You fucking brainless 85 IQ retard. You wouldn't exist in a world with eugenics.
`> social distancing
`> works
lol, no
You're the brainlet here, or did you forget that the virus includes animals in its host reservoir?
I can't remember the last time I was within 10 feet animal for more than 5 seconds.
They've been using existing drugs to treat the virus though, so there's more variables at play than muh masks.
Masks don't work unless they're sealed, have an air filtration system and you never touch them. Even N95 masks provide very little in the way of protection unless used in a sterile environment:
There have been studies about this from decades ago showing that standard cloth masks don't work to reduce the spread of influenza-type diseases because they don't filter out the particulate matter, especially if they're unsealed: https://www.tandfonline.com/doi/pdf/10.1080/15459620903120086
Here's the results from one study done back in 2010: https://academic.oup.com/annweh/article/54/7/789/202744
And here's a study specifically related to healthcare professionals wearing masks in Japan: https://pubmed.ncbi.nlm.nih.gov/19216002/
The results...
TL;DR For public use, unless you're wearing a fully sealed mask that you NEVER touch, masks don't work.
Early data from Asian countries had a double correlation.
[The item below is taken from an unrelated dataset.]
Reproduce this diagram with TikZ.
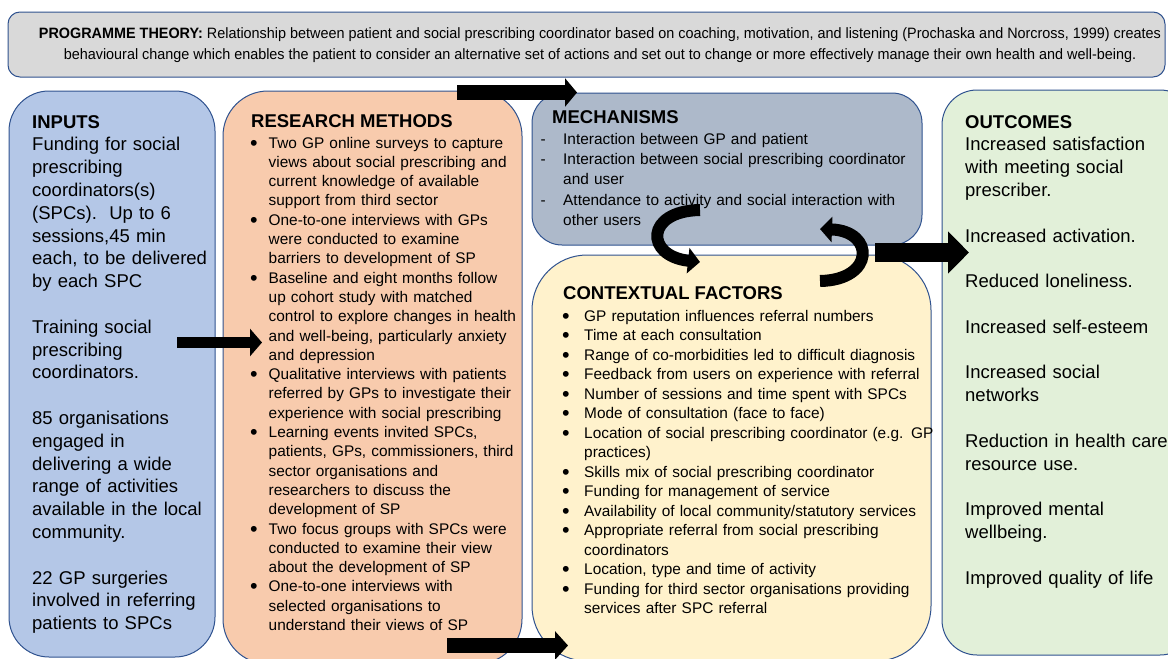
\documentclass[tikz,border=0pt]{standalone}
\usepackage{fontspec}
\setmainfont{Liberation Sans}
\newfontfamily\narrowfont[FakeStretch=0.96]{Liberation Sans}
\usetikzlibrary{arrows.meta}

\definecolor{bordercol}{HTML}{2F528F}
\definecolor{theorycol}{HTML}{D9D9D9}
\definecolor{inputcol}{HTML}{B4C7E7}
\definecolor{methodcol}{HTML}{F8CBAD}
\definecolor{mechcol}{HTML}{ADB9CA}
\definecolor{contextcol}{HTML}{FFF2CC}
\definecolor{outcomecol}{HTML}{E2F0D9}

\newlength{\bulwidth}
\newcommand{\bul}{\makebox[\bulwidth][l]{\raisebox{-2pt}{\scalebox{1.4}{\textbullet}}}}
\newcommand{\dsh}{\makebox[\bulwidth][l]{-}}
\newcommand{\ind}{\hspace*{\bulwidth}}

\tikzset{
  panel/.style={draw=bordercol, line width=1pt, inner sep=0pt},
  bigtext/.style={anchor=base west, inner sep=0pt, text width=230pt, align=left,
    font=\fontsize{18.5pt}{22.8pt}\selectfont},
  smalltext/.style={anchor=base west, inner sep=0pt, text width=420pt, align=left,
    font=\fontsize{15.4pt}{19.3pt}\selectfont},
  heading/.style={anchor=base west, inner sep=0pt, font=\bfseries\fontsize{18.5pt}{22pt}\selectfont},
  blockarrow/.style={line width=#1, black},
  curvearrow/.style={line width=12pt, black, -{Triangle[length=12pt,width=25pt]}},
}

\begin{document}
\begin{tikzpicture}[x=1pt,y=-1pt]
\useasboundingbox (0,0) rectangle (1168,659);

%Programme theory
\node[panel, fill=theorycol, rounded corners=12pt,
minimum width=1157pt, minimum height=65pt] (theory) at (586.5,44.5){};

%Inputs
\node[panel, fill=inputcol, rounded corners=40pt,
minimum width=206pt, minimum height=566pt] (inputs) at (112,374){};

%Research methods
\node[panel, fill=methodcol, rounded corners=45pt,
minimum width=299pt, minimum height=573pt] (methods) at (372.5,377.5){};

%Mechanisms
\node[panel, fill=mechcol, rounded corners=30pt,
minimum width=390pt, minimum height=152pt] (mech) at (727,169){};

%Contextual factors
\node[panel, fill=contextcol, rounded corners=55pt,
minimum width=399pt, minimum height=406pt] (context) at (731.5,458){};

%Outcomes
\node[panel, fill=outcomecol, rounded corners=35pt,
minimum width=253pt, minimum height=565pt] (outcomes) at (1068.5,372.5){};


%%%%%%%%%%%%%%%%%Texts%%%%%%%%%%%%%%
\node[inner sep=0pt, align=center, font=\narrowfont\fontsize{15pt}{20.5pt}\selectfont
] (theorytext) at (600,45){\textbf{PROGRAMME THEORY:} Relationship between patient and social prescribing coordinator based on coaching, motivation, and listening (Prochaska and Norcross, 1999) creates\\
behavioural change which enables the patient to consider an alternative set of actions and set out to change or more effectively manage their own health and well-being.};

\node[bigtext] (inputstext) at (32,128){\textbf{INPUTS}\\
Funding for social\\
prescribing\\
coordinators(s)\\
(SPCs).\ \ Up to 6\\
sessions,45 min\\
each, to be delivered\\
by each SPC\\[22.8pt]
Training social\\
prescribing\\
coordinators.\\[22.8pt]
85 organisations\\
engaged in\\
delivering a wide\\
range of activities\\
available in the local\\
community.\\[22.8pt]
22 GP surgeries\\
involved in referring\\
patients to SPCs};

\node[heading] (methodstitle) at (251,127){RESEARCH METHODS};
\node[smalltext] (methodslist) at (250,148){\setlength{\bulwidth}{18.5pt}%
\bul Two GP online surveys to capture\\
\ind views about social prescribing and\\
\ind current knowledge of available\\
\ind support from third sector\\
\bul One-to-one interviews with GPs\\
\ind were conducted to examine\\
\ind barriers to development of SP\\
\bul Baseline and eight months follow\\
\ind up cohort study with matched\\
\ind control to explore changes in health\\
\ind and well-being, particularly anxiety\\
\ind and depression\\
\bul Qualitative interviews with patients\\
\ind referred by GPs to investigate their\\
\ind experience with social prescribing\\
\bul Learning events invited SPCs,\\
\ind patients, GPs, commissioners, third\\
\ind sector organisations and\\
\ind researchers to discuss the\\
\ind development of SP\\
\bul Two focus groups with SPCs were\\
\ind conducted to examine their view\\
\ind about the development of SP\\
\bul One-to-one interviews with\\
\ind selected organisations to\\
\ind understand their views of SP};

\node[heading] (mechtitle) at (552,123.5){MECHANISMS};
\node[smalltext, font=\fontsize{15.4pt}{20.4pt}\selectfont
] (mechlist) at (540.5,144){\setlength{\bulwidth}{22.5pt}%
\dsh Interaction between GP and patient\\
\dsh Interaction between social prescribing coordinator\\
\ind and user\\
\dsh Attendance to activity and social interaction with\\
\ind other users};

\node[heading] (contexttitle) at (563,299.5){CONTEXTUAL FACTORS};
\node[smalltext, font=\fontsize{15.4pt}{19.53pt}\selectfont
] (contextlist) at (562,321){\setlength{\bulwidth}{22pt}%
\bul GP reputation influences referral numbers\\
\bul Time at each consultation\\
\bul Range of co-morbidities led to difficult diagnosis\\
\bul Feedback from users on experience with referral\\
\bul Number of sessions and time spent with SPCs\\
\bul Mode of consultation (face to face)\\
\bul Location of social prescribing coordinator (e.g. GP\\
\ind practices)\\
\bul Skills mix of social prescribing coordinator\\
\bul Funding for management of service\\
\bul Availability of local community/statutory services\\
\bul Appropriate referral from social prescribing\\
\ind coordinators\\
\bul Location, type and time of activity\\
\bul Funding for third sector organisations providing\\
\ind services after SPC referral};

\node[bigtext] (outcomestext) at (965,128){\textbf{OUTCOMES}\\
Increased satisfaction\\
with meeting social\\
prescriber.\\[22.8pt]
Increased activation.\\[22.8pt]
Reduced loneliness.\\[22.8pt]
Increased self-esteem\\[22.8pt]
Increased social\\
networks\\[22.8pt]
Reduction in health care\\
resource use.\\[22.8pt]
Improved mental\\
wellbeing.\\[22.8pt]
Improved quality of life};


%%%%%%%%%%%%%%%%%Arrows%%%%%%%%%%%%%%
\coordinate (toparrowstart) at (457,92.5);
\coordinate (toparrowend) at (577,92.5);
\coordinate (inarrowstart) at (177,342.5);
\coordinate (inarrowend) at (262,342.5);
\coordinate (botarrowstart) at (447,645.5);
\coordinate (botarrowend) at (568,645.5);
\coordinate (outarrowstart) at (875,252.5);
\coordinate (outarrowend) at (969,252.5);

\draw[blockarrow=15pt, -{Triangle[length=12pt,width=28pt]}] (toparrowstart) -- (toparrowend);
\draw[blockarrow=11pt, -{Triangle[length=12pt,width=27pt]}] (inarrowstart) -- (inarrowend);
\draw[blockarrow=15pt, -{Triangle[length=13pt,width=28pt]}] (botarrowstart) -- (botarrowend);
\draw[blockarrow=19pt, -{Triangle[length=21pt,width=41pt]}] (outarrowstart) -- (outarrowend);

%Mechanisms <-> contextual factors
\coordinate (downstart) at (700,210);
\coordinate (downend) at (700,262);
\coordinate (upstart) at (820,281);
\coordinate (upend) at (820,229);

\draw[curvearrow] (downstart) .. controls (645,211) and (645,256) .. (downend);
\draw[curvearrow] (upstart) .. controls (875,280) and (875,231) .. (upend);

\end{tikzpicture}
\end{document}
Skinnier and masked nations had less problems than fatter, maskless nations.
When the virus swept Europe and North America, once, twice, thrice, mask mandates did not have this correlation to lower infections and fatalities, because it couldn't ride on the back of the actual factor in the initial results from Asian countries: it was obesity.
WuFlu is more effective at infecting respiratory tract cells and adipose cells. Obese people have a much, much higher viral load than skinny people. So more spread and worse symptoms for fatties. Fat people also synthetize less Vitamin D, and low vitamin D is a huge risk factor. So much that ewrly treatment with high doses of Vitamin D lowers hospitalisations and mortality significantly.
When compared to the US, Mexico, most of Europe, etc, Japan has an extremely low obesity rate, and their fat people are nowhere near the level of "fat" you picture when thinking about obese Americans.
Case in point, for 2021, Sweden has the lowest excess mortality in Europe and there never was a mask mandate or lockdown there ( they shut some schools and very large gatherings for a few weeks at some point, that's about it ).
If masks and lockdowns had a significant positive impact, Sweden would not be sitting near the bottom of excess mortality for 2020 and at the very bottom for 2021.
I don't know enough about Japan's social distancing measures to comment.
Other places (Africa, India) are densely populated and don't wear masks and number of cases is low or unheard of.